Of course it's one of discipline. Immutable teachings cannot be changed, nor can exceptions be made to them. Both of those things have happened to the celibacy discipline.
In addition, as traditio itself points out, the Eastern Rites have "mitigated" the practice, something which is simply not possible with divine positive law.
Well, how could priestly celibacy last for so many years and the number of priests not go into a dangerous level, until the latter half of the 20th century. All the other years are proof that celibacy worked.
You might well be right, but the question has not been definitively answered.
There is good reason (i.e., the testimony of certain Church Fathers, the proceeding of certain Church Councils) to believe that celibacy has been regarded as of Apostolic origin. Married men have been ordained from the time of the Last Supper, but that is not the point. A body of evidence (which, I admit, is contradicted by other evidence) exists to suggest that married men were expected after their ordination to live as brother and sister with their wives. Stefan Heid (who is neither a Lefevbrist nor a sedevacantist) maintains as much in his recent study published by Ignatius Press.
This may well be as suspect as St. Epiphanius's insistence that the Lenten fast was of Apostolic origin. But that is neither here nor there.
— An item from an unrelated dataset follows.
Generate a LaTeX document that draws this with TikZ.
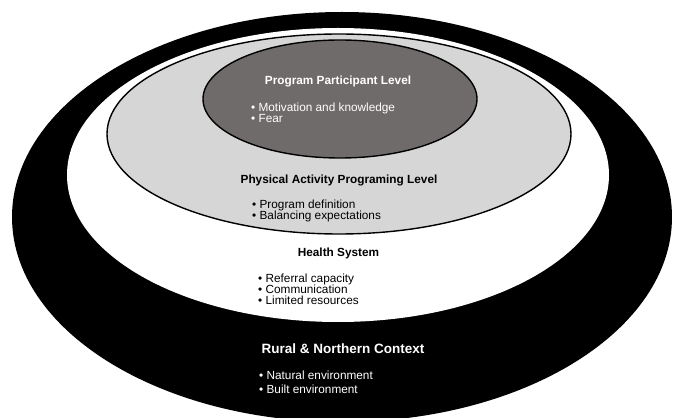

The point I am making is that, barring a pronouncement from the highest authority, we can neither dismiss nor insist upon one interpretation or the other.
I don't see how the Second Vatican Council's resurrection of the permanent diaconate is relevant to this discussion, since this Council's pastoral proceedings have no dogmatic force. (Neither, I admit, did the disciplinary canon of the Council of Nicea which enjoined perfect continence upon all who had taken Holy Orders.)
But the question has not been disposed of.